Anime as inspiration
But no matter where the film will ultimately be seen, the direction it takes is eagerly awaited. The first reviews sound promising.
In an interview with TheWrap, director Domee Shi explains that a lot of personal stuff went into the film. This includes the love of anime like Sailor Moon and its “super colorful soft pastels”. The fictional boy band 4*Town is also said to have an important role – probably an indication that Turning Red will play with a certain 2000s nostalgia charm. Incidentally, the boy band’s songs are by the sibling duo Billie Eilish and Finneas.
One particularly intriguing question is how much “real” Red Panda is in the animal Mei transformed into. According to Danielle Feinberg, visual effects supervisor for Turning Red, the behavior of real Red Pandas provided the basis for the development of the character. As an example, she points out that Red Pandas stretch their arms up in the air when in danger to make them appear larger and more threatening. At the same time, artistic license was necessary to make the character believable. Obviously, no one wants to see an animated film where the main character sleeps for hours in a tree.
Break through the wall
As the first female-led Pixar production, Turning Red could also bring a surge of innovation. For one thing, themes like puberty and female desire – TheWrap even writes of “Pixar’s Horniest Movie Yet” – are unusual material. But even beyond the hormone-laden story, Turning Red ventures into new territory in the Pixar universe. The main character is a daughter of Chinese immigrants, and there is also room for many other people who would otherwise rarely or never appear in such films. In terms of dramaturgy, a lot of things are supposed to be different as well. Turning Red is likely to be the first Pixar film in which the so-called fourth wall is broken. This means that one of the characters speaks directly to the audience.

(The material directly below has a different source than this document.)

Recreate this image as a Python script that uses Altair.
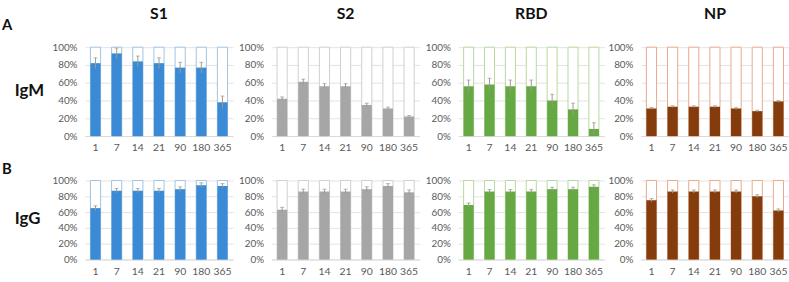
import altair as alt
import pandas as pd

days = ["1", "7", "14", "21", "90", "180", "365"]
antigens = ["S1", "S2", "RBD", "NP"]
row_names = ["IgM", "IgG"]
row_letters = ["A", "B"]
y_ticks = [0, 20, 40, 60, 80, 100]

igm_s1 = [82, 93, 84, 82, 77, 77, 38]
igm_s1_err = [6, 6, 6, 6, 6, 6, 7]
igm_s2 = [42, 61, 56, 56, 35, 31, 22]
igm_s2_err = [2, 3, 3, 3, 2, 1.5, 1]
igm_rbd = [56, 58, 56, 56, 40, 30, 8]
igm_rbd_err = [7, 7, 7, 7, 7, 7, 7]
igm_np = [31, 33, 33, 33, 31, 28, 39]
igm_np_err = [1, 1, 1, 1, 1, 1, 1]

igg_s1 = [65, 87, 87, 87, 89, 94, 93]
igg_s1_err = [3, 3, 3, 3, 3, 3, 3]
igg_s2 = [63, 86, 86, 86, 89, 93, 85]
igg_s2_err = [3, 3, 3, 3, 3, 3, 3]
igg_rbd = [69, 86, 86, 86, 89, 89, 92]
igg_rbd_err = [2.5, 2.5, 2.5, 2.5, 2.5, 2.5, 2.5]
igg_np = [75, 86, 86, 86, 86, 80, 62]
igg_np_err = [2, 2, 2, 2, 2, 2, 2]

fill_colors = ["#3b8ad6", "#a6a6a6", "#66a844", "#843c0c"]
stroke_colors = ["#9dc3e6", "#cfcfcf", "#b5d99c", "#e9a98a"]
err_color = "#9a9a8a"
FONT = "Lato"

igm = [(igm_s1, igm_s1_err), (igm_s2, igm_s2_err), (igm_rbd, igm_rbd_err), (igm_np, igm_np_err)]
igg = [(igg_s1, igg_s1_err), (igg_s2, igg_s2_err), (igg_rbd, igg_rbd_err), (igg_np, igg_np_err)]

extents = [30, 36, 36, 28]
widths = [150, 150, 148, 150]


def panel(vals, errs, i, height, title):
    df = pd.DataFrame({
        "day": days,
        "value": vals,
        "lo": [v - e for v, e in zip(vals, errs)],
        "hi": [v + e for v, e in zip(vals, errs)],
        "full": [100] * len(days),
    })
    x = alt.X("day:N", sort=days,
              scale=alt.Scale(paddingInner=0.52, paddingOuter=0.26),
              axis=alt.Axis(labelAngle=0, ticks=False, domain=True, domainColor="#d9d9d9",
                            grid=False, title=None, labelPadding=7, labelFontSize=10.5,
                            labelColor="#595959", labelFont=FONT))
    yscale = alt.Scale(domain=[0, 100], nice=False, zero=True)
    yaxis = alt.Axis(values=y_ticks, labelExpr="datum.value + '%'",
                     ticks=False, domain=False, grid=True, gridColor="#e3e3e3",
                     labelPadding=8, labelFontSize=10, labelColor="#595959", labelFont=FONT,
                     labelOverlap=False, labelBound=False, labelFlush=False,
                     title=None, minExtent=extents[i], maxExtent=extents[i])
    base = alt.Chart(df)
    hollow = base.mark_bar(fill="white", stroke=stroke_colors[i], strokeWidth=1).encode(
        x=x, y=alt.Y("full:Q", scale=yscale, axis=yaxis))
    filled = base.mark_bar(color=fill_colors[i]).encode(
        x=x, y=alt.Y("value:Q", scale=yscale, axis=yaxis))
    rule = base.mark_rule(color=err_color, strokeWidth=1).encode(
        x=x, y=alt.Y("lo:Q", scale=yscale, axis=yaxis), y2="hi:Q")
    cap = base.mark_tick(color=err_color, size=4, thickness=1).encode(
        x=x, y=alt.Y("hi:Q", scale=yscale, axis=yaxis))
    ch = alt.layer(hollow, filled, rule, cap).properties(width=widths[i], height=height)
    if title:
        ch = ch.properties(title=alt.TitleParams(text=title, fontSize=16, fontWeight="bold",
                                                 font=FONT, offset=21, anchor="middle",
                                                 frame="group", color="#111111"))
    return ch


def label_panel(letter, name, height, letter_y, name_y):
    d = alt.Data(values=[{"letter": letter, "name": name}])
    lt = alt.Chart(d).mark_text(align="left", baseline="middle", fontSize=15, fontWeight="bold",
                                font=FONT, color="#111111").encode(
        x=alt.value(2), y=alt.value(letter_y), text="letter:N")
    nm = alt.Chart(d).mark_text(align="left", baseline="middle", fontSize=17, fontWeight="bold",
                                font=FONT, color="#111111").encode(
        x=alt.value(15), y=alt.value(name_y), text="name:N")
    return alt.layer(lt, nm).properties(width=49, height=height)


row1 = alt.hconcat(label_panel(row_letters[0], row_names[0], 90, -22, 44),
                   *[panel(v, e, i, 90, antigens[i]) for i, (v, e) in enumerate(igm)],
                   spacing=3)
row2 = alt.hconcat(label_panel(row_letters[1], row_names[1], 80, -12, 39),
                   *[panel(v, e, i, 80, None) for i, (v, e) in enumerate(igg)],
                   spacing=3)

chart = alt.vconcat(row1, row2, spacing=8).properties(
    padding={"left": 0, "top": 4, "right": 0, "bottom": 0}
).configure(background="white").configure_view(stroke=None, strokeWidth=0)

chart.save("out.html", embed_options={"renderer": "svg", "actions": False})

Red Pandas on the red carpet
With the release of Turning Red, the public perception of Red Pandas will most likely change dramatically. The marketing machinery is already picking up speed. Among others, there are cooperations with Firefox, the fast food chain Panda Express and Air Canada. The latter even decorates some of its airplanes with Red Pandas.
So much attention for this species is a novelty for Red Panda fans. Curse and blessing are close together here. The publicity may help better protect Red Pandas, but it may also fuel the dangerous demand for Red Pandas as pets.
One change can already be expected: Just as pretty much all clownfish are named “Nemo” and many lions “Simba” or “Mufasa”, we will soon have to accept that Red Pandas will be called “Mei” by many zoo visitors.